Five Cable Companies Will Graciously Let You Use Each Others' WiFi

As noted by our fearless leader, paying for Internet service when you’re away from home is, at this point, stupid. You can find free WiFi in any Starbucks, and in fact it’s gotten to the point where you can walk into most major fast food chains and find a connection.

Seriously, when you can go into a Denny’s and start reading Uproxx, the ship has sailed on charging for the Internet, guys.

And now the huge cable companies that dominate the communications landscape have ever, ever so kindly decided to give each other’s customers access to their WiFi hotspots, generally placed in locations where people tend to congregate, like train stations, malls, and so on.

Reports CNET:

On Monday, Bright House Networks, Cablevision, Comcast, Cox Communications, and Time Warner Cable announced on the first day of the Cable Show here that they’d enable each other’s broadband customers to access their metro Wi-Fi hot spots. The companies are calling the new network “CableWiFi,” so that subscribers will be able to find the hot spots when they’re roaming outside their own cable territory.

The CableWifi network will be added to each of the participating cable companies’ services in the coming months. This means that Cablevision customers from Long Island will be able to access Time Warner’s Wi-Fi networks in Los Angeles, and vice versa.

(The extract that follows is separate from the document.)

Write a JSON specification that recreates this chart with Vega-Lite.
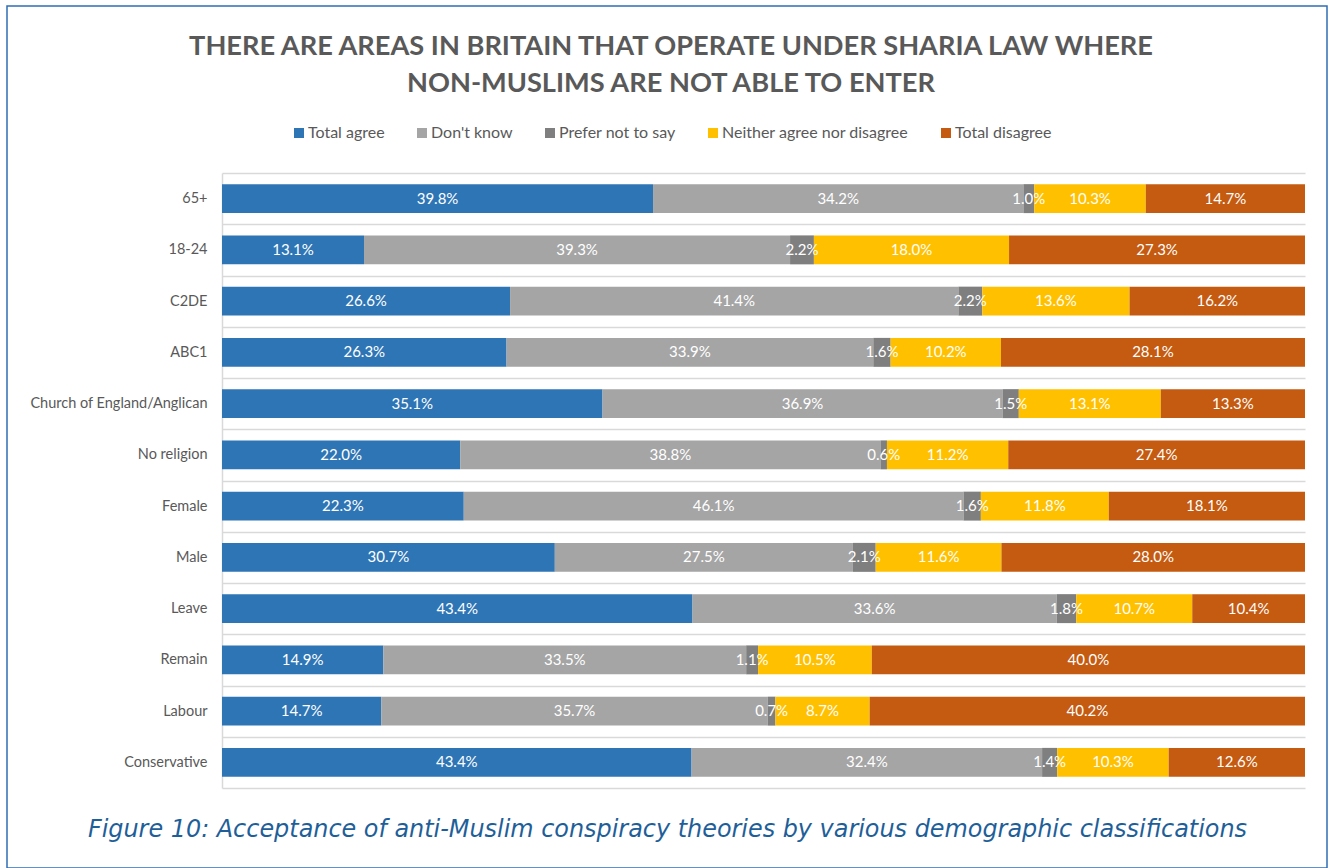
{
  "$schema": "https://vega.github.io/schema/vega-lite/v6.json",
  "width": 1320,
  "height": 862,
  "autosize": {"type": "none"},
  "padding": {"left": 7, "top": 6, "right": 8, "bottom": 0},
  "background": "white",
  "config": {
    "view": {"stroke": "#2E6DB4", "strokeWidth": 1.5},
    "font": "Lato"
  },
  "title": {
    "text": ["THERE ARE AREAS IN BRITAIN THAT OPERATE UNDER SHARIA LAW WHERE", "NON-MUSLIMS ARE NOT ABLE TO ENTER"],
    "font": "Lato",
    "fontWeight": "bold",
    "fontSize": 27.2,
    "color": "#595959",
    "anchor": "middle",
    "frame": "group",
    "orient": "top",
    "baseline": "top",
    "offset": -100,
    "lineHeight": 37,
    "dx": 4
  },
  "data": {
    "values": [
      {"group": "65+", "response": "Total agree", "value": 0.398},
      {"group": "65+", "response": "Don't know", "value": 0.342},
      {"group": "65+", "response": "Prefer not to say", "value": 0.010},
      {"group": "65+", "response": "Neither agree nor disagree", "value": 0.103},
      {"group": "65+", "response": "Total disagree", "value": 0.147},
      {"group": "18-24", "response": "Total agree", "value": 0.131},
      {"group": "18-24", "response": "Don't know", "value": 0.393},
      {"group": "18-24", "response": "Prefer not to say", "value": 0.022},
      {"group": "18-24", "response": "Neither agree nor disagree", "value": 0.180},
      {"group": "18-24", "response": "Total disagree", "value": 0.273},
      {"group": "C2DE", "response": "Total agree", "value": 0.266},
      {"group": "C2DE", "response": "Don't know", "value": 0.414},
      {"group": "C2DE", "response": "Prefer not to say", "value": 0.022},
      {"group": "C2DE", "response": "Neither agree nor disagree", "value": 0.136},
      {"group": "C2DE", "response": "Total disagree", "value": 0.162},
      {"group": "ABC1", "response": "Total agree", "value": 0.263},
      {"group": "ABC1", "response": "Don't know", "value": 0.339},
      {"group": "ABC1", "response": "Prefer not to say", "value": 0.016},
      {"group": "ABC1", "response": "Neither agree nor disagree", "value": 0.102},
      {"group": "ABC1", "response": "Total disagree", "value": 0.281},
      {"group": "Church of England/Anglican", "response": "Total agree", "value": 0.351},
      {"group": "Church of England/Anglican", "response": "Don't know", "value": 0.369},
      {"group": "Church of England/Anglican", "response": "Prefer not to say", "value": 0.015},
      {"group": "Church of England/Anglican", "response": "Neither agree nor disagree", "value": 0.131},
      {"group": "Church of England/Anglican", "response": "Total disagree", "value": 0.133},
      {"group": "No religion", "response": "Total agree", "value": 0.220},
      {"group": "No religion", "response": "Don't know", "value": 0.388},
      {"group": "No religion", "response": "Prefer not to say", "value": 0.006},
      {"group": "No religion", "response": "Neither agree nor disagree", "value": 0.112},
      {"group": "No religion", "response": "Total disagree", "value": 0.274},
      {"group": "Female", "response": "Total agree", "value": 0.223},
      {"group": "Female", "response": "Don't know", "value": 0.461},
      {"group": "Female", "response": "Prefer not to say", "value": 0.016},
      {"group": "Female", "response": "Neither agree nor disagree", "value": 0.118},
      {"group": "Female", "response": "Total disagree", "value": 0.181},
      {"group": "Male", "response": "Total agree", "value": 0.307},
      {"group": "Male", "response": "Don't know", "value": 0.275},
      {"group": "Male", "response": "Prefer not to say", "value": 0.021},
      {"group": "Male", "response": "Neither agree nor disagree", "value": 0.116},
      {"group": "Male", "response": "Total disagree", "value": 0.280},
      {"group": "Leave", "response": "Total agree", "value": 0.434},
      {"group": "Leave", "response": "Don't know", "value": 0.336},
      {"group": "Leave", "response": "Prefer not to say", "value": 0.018},
      {"group": "Leave", "response": "Neither agree nor disagree", "value": 0.107},
      {"group": "Leave", "response": "Total disagree", "value": 0.104},
      {"group": "Remain", "response": "Total agree", "value": 0.149},
      {"group": "Remain", "response": "Don't know", "value": 0.335},
      {"group": "Remain", "response": "Prefer not to say", "value": 0.011},
      {"group": "Remain", "response": "Neither agree nor disagree", "value": 0.105},
      {"group": "Remain", "response": "Total disagree", "value": 0.400},
      {"group": "Labour", "response": "Total agree", "value": 0.147},
      {"group": "Labour", "response": "Don't know", "value": 0.357},
      {"group": "Labour", "response": "Prefer not to say", "value": 0.007},
      {"group": "Labour", "response": "Neither agree nor disagree", "value": 0.087},
      {"group": "Labour", "response": "Total disagree", "value": 0.402},
      {"group": "Conservative", "response": "Total agree", "value": 0.434},
      {"group": "Conservative", "response": "Don't know", "value": 0.324},
      {"group": "Conservative", "response": "Prefer not to say", "value": 0.014},
      {"group": "Conservative", "response": "Neither agree nor disagree", "value": 0.103},
      {"group": "Conservative", "response": "Total disagree", "value": 0.126}
    ]
  },
  "transform": [
    {"calculate": "indexof(['Total agree','Don\\'t know','Prefer not to say','Neither agree nor disagree','Total disagree'], datum.response)", "as": "stackOrder"}
  ],
  "encoding": {
    "y": {
      "field": "group",
      "type": "nominal",
      "scale": {
        "domain": ["65+", "18-24", "C2DE", "ABC1", "Church of England/Anglican", "No religion", "Female", "Male", "Leave", "Remain", "Labour", "Conservative"],
        "range": [167, 782],
        "paddingInner": 0,
        "paddingOuter": 0
      },
      "axis": {
        "orient": "left",
        "offset": -215,
        "title": null,
        "domainColor": "#D9D9D9",
        "domainWidth": 1.5,
        "grid": true,
        "gridColor": "#D9D9D9",
        "gridWidth": 1.5,
        "tickBand": "extent",
        "ticks": false,
        "labelFont": "Lato",
        "labelFontSize": 14.5,
        "labelColor": "#595959",
        "labelPadding": 15,
        "labelLimit": 300
      }
    },
    "x": {
      "field": "value",
      "type": "quantitative",
      "stack": "normalize",
      "scale": {"range": [215, 1298], "nice": false},
      "axis": {
        "orient": "bottom",
        "domain": false,
        "ticks": false,
        "labels": false,
        "grid": false,
        "title": "Figure 10: Acceptance of anti-Muslim conspiracy theories by various demographic classifications",
        "titleFont": "DejaVu Sans",
        "titleFontStyle": "italic",
        "titleFontWeight": "normal",
        "titleFontSize": 23.9,
        "titleColor": "#1F5F99",
        "titleX": 660,
        "titleY": -39,
        "titleBaseline": "middle",
        "titleAnchor": "middle",
        "titleAlign": "center",
        "titleLimit": 1300
      }
    },
    "order": {"field": "stackOrder", "type": "quantitative"}
  },
  "layer": [
    {
      "mark": {"type": "bar", "height": {"band": 0.565}},
      "encoding": {
        "color": {
          "field": "response",
          "type": "nominal",
          "scale": {
            "domain": ["Total agree", "Don't know", "Prefer not to say", "Neither agree nor disagree", "Total disagree"],
            "range": ["#2E75B6", "#A5A5A5", "#7F7F7F", "#FFC000", "#C55A11"]
          },
          "legend": {
            "orient": "none",
            "legendX": 284,
            "legendY": 119,
            "direction": "horizontal",
            "title": null,
            "symbolType": "square",
            "symbolSize": 100,
            "symbolStrokeWidth": 0,
            "labelFont": "Lato",
            "labelFontSize": 16,
            "labelColor": "#595959",
            "labelOffset": 1,
            "labelLimit": 400,
            "columnPadding": 29,
            "padding": 0
          }
        }
      }
    },
    {
      "mark": {"type": "text", "color": "white", "font": "Lato", "fontSize": 15, "baseline": "middle", "align": "center"},
      "encoding": {
        "x": {"field": "value", "type": "quantitative", "stack": "normalize", "bandPosition": 0.5},
        "detail": {"field": "response", "type": "nominal"},
        "text": {"field": "value", "type": "quantitative", "format": ".1%"}
      }
    }
  ]
}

The way it will work is that customers of any of these cable companies can look for the CableWiFi network and through a simple sign-on process connect using the same credentials as when accessing their own providers’ Wi-Fi networks. Once subscribers have signed on once to any of the “CableWiFi” networks, they will be able to automatically authenticate onto any other CableWiFi network, the companies said in a press release.

So if you need to get online, and can’t find a McDonalds, or a Starbucks, or a Wendy’s, or a free network made available by the local municipality, and can’t just jump on someone else’s router, and you are a cable broadband subscriber with one of five companies, well, your prayers have officially been answered.

This is what’s called “the long tail,” right?